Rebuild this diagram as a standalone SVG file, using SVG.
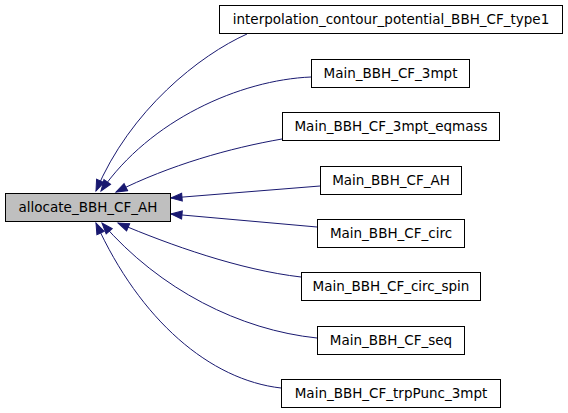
<svg xmlns="http://www.w3.org/2000/svg" width="568" height="413" viewBox="0 0 568 413">
<style>
.n rect{fill:#fff;stroke:#000;stroke-width:1}
.n.m rect{fill:#bfbfbf}
.n text{font-family:"DejaVu Sans",sans-serif;font-size:13.5px;text-anchor:middle;fill:#000}
.e path{fill:none;stroke:#191970;stroke-width:1}
</style>
<defs>
<marker id="a" markerUnits="userSpaceOnUse" markerWidth="14" markerHeight="12" refX="12" refY="5" orient="auto">
<path d="M1,1 L12,5 L1,9 z" fill="#191970" stroke="#191970"/>
</marker>
</defs>
<g class="e">
<path d="M247,34 C200,55 130,110 96,191" marker-end="url(#a)"/>
<path d="M311,77 C240,80 150,120 101,191" marker-end="url(#a)"/>
<path d="M282,139 C230,148 170,165 116,192" marker-end="url(#a)"/>
<path d="M320,186 L171,198" marker-end="url(#a)"/>
<path d="M317,227 L171,214" marker-end="url(#a)"/>
<path d="M301,277 C240,270 170,245 118,223" marker-end="url(#a)"/>
<path d="M317,338 C240,330 160,290 102,223" marker-end="url(#a)"/>
<path d="M281,388 C210,380 140,320 96,223" marker-end="url(#a)"/>
</g>
<g id="n0" class="n m"><rect x="5.5" y="193.5" width="165" height="28"/><text x="88" y="212">allocate_BBH_CF_AH</text></g>
<g id="n1" class="n"><rect x="219.5" y="5.5" width="343" height="28"/><text x="391" y="24">interpolation_contour_potential_BBH_CF_type1</text></g>
<g id="n2" class="n"><rect x="311.5" y="59.5" width="158" height="28"/><text x="390.5" y="78">Main_BBH_CF_3mpt</text></g>
<g id="n3" class="n"><rect x="282.5" y="112.5" width="217" height="28"/><text x="391" y="131">Main_BBH_CF_3mpt_eqmass</text></g>
<g id="n4" class="n"><rect x="320.5" y="166.5" width="141" height="28"/><text x="391" y="185">Main_BBH_CF_AH</text></g>
<g id="n5" class="n"><rect x="317.5" y="219.5" width="147" height="28"/><text x="391" y="238">Main_BBH_CF_circ</text></g>
<g id="n6" class="n"><rect x="301.5" y="272.5" width="179" height="28"/><text x="391" y="291">Main_BBH_CF_circ_spin</text></g>
<g id="n7" class="n"><rect x="317.5" y="326.5" width="147" height="28"/><text x="391" y="345">Main_BBH_CF_seq</text></g>
<g id="n8" class="n"><rect x="281.5" y="379.5" width="219" height="28"/><text x="391" y="398">Main_BBH_CF_trpPunc_3mpt</text></g>
</svg>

* **GOAL**
Set the data above down again exactly as given, with no pictures.

* **TASK RESPONSE**
Rebuild this diagram as a standalone SVG file, using SVG.
<svg xmlns="http://www.w3.org/2000/svg" width="568" height="413" viewBox="0 0 568 413">
<style>
.n rect{fill:#fff;stroke:#000;stroke-width:1}
.n.m rect{fill:#bfbfbf}
.n text{font-family:"DejaVu Sans",sans-serif;font-size:13.5px;text-anchor:middle;fill:#000}
.e path{fill:none;stroke:#191970;stroke-width:1}
</style>
<defs>
<marker id="a" markerUnits="userSpaceOnUse" markerWidth="14" markerHeight="12" refX="12" refY="5" orient="auto">
<path d="M1,1 L12,5 L1,9 z" fill="#191970" stroke="#191970"/>
</marker>
</defs>
<g class="e">
<path d="M247,34 C200,55 130,110 96,191" marker-end="url(#a)"/>
<path d="M311,77 C240,80 150,120 101,191" marker-end="url(#a)"/>
<path d="M282,139 C230,148 170,165 116,192" marker-end="url(#a)"/>
<path d="M320,186 L171,198" marker-end="url(#a)"/>
<path d="M317,227 L171,214" marker-end="url(#a)"/>
<path d="M301,277 C240,270 170,245 118,223" marker-end="url(#a)"/>
<path d="M317,338 C240,330 160,290 102,223" marker-end="url(#a)"/>
<path d="M281,388 C210,380 140,320 96,223" marker-end="url(#a)"/>
</g>
<g id="n0" class="n m"><rect x="5.5" y="193.5" width="165" height="28"/><text x="88" y="212">allocate_BBH_CF_AH</text></g>
<g id="n1" class="n"><rect x="219.5" y="5.5" width="343" height="28"/><text x="391" y="24">interpolation_contour_potential_BBH_CF_type1</text></g>
<g id="n2" class="n"><rect x="311.5" y="59.5" width="158" height="28"/><text x="390.5" y="78">Main_BBH_CF_3mpt</text></g>
<g id="n3" class="n"><rect x="282.5" y="112.5" width="217" height="28"/><text x="391" y="131">Main_BBH_CF_3mpt_eqmass</text></g>
<g id="n4" class="n"><rect x="320.5" y="166.5" width="141" height="28"/><text x="391" y="185">Main_BBH_CF_AH</text></g>
<g id="n5" class="n"><rect x="317.5" y="219.5" width="147" height="28"/><text x="391" y="238">Main_BBH_CF_circ</text></g>
<g id="n6" class="n"><rect x="301.5" y="272.5" width="179" height="28"/><text x="391" y="291">Main_BBH_CF_circ_spin</text></g>
<g id="n7" class="n"><rect x="317.5" y="326.5" width="147" height="28"/><text x="391" y="345">Main_BBH_CF_seq</text></g>
<g id="n8" class="n"><rect x="281.5" y="379.5" width="219" height="28"/><text x="391" y="398">Main_BBH_CF_trpPunc_3mpt</text></g>
</svg>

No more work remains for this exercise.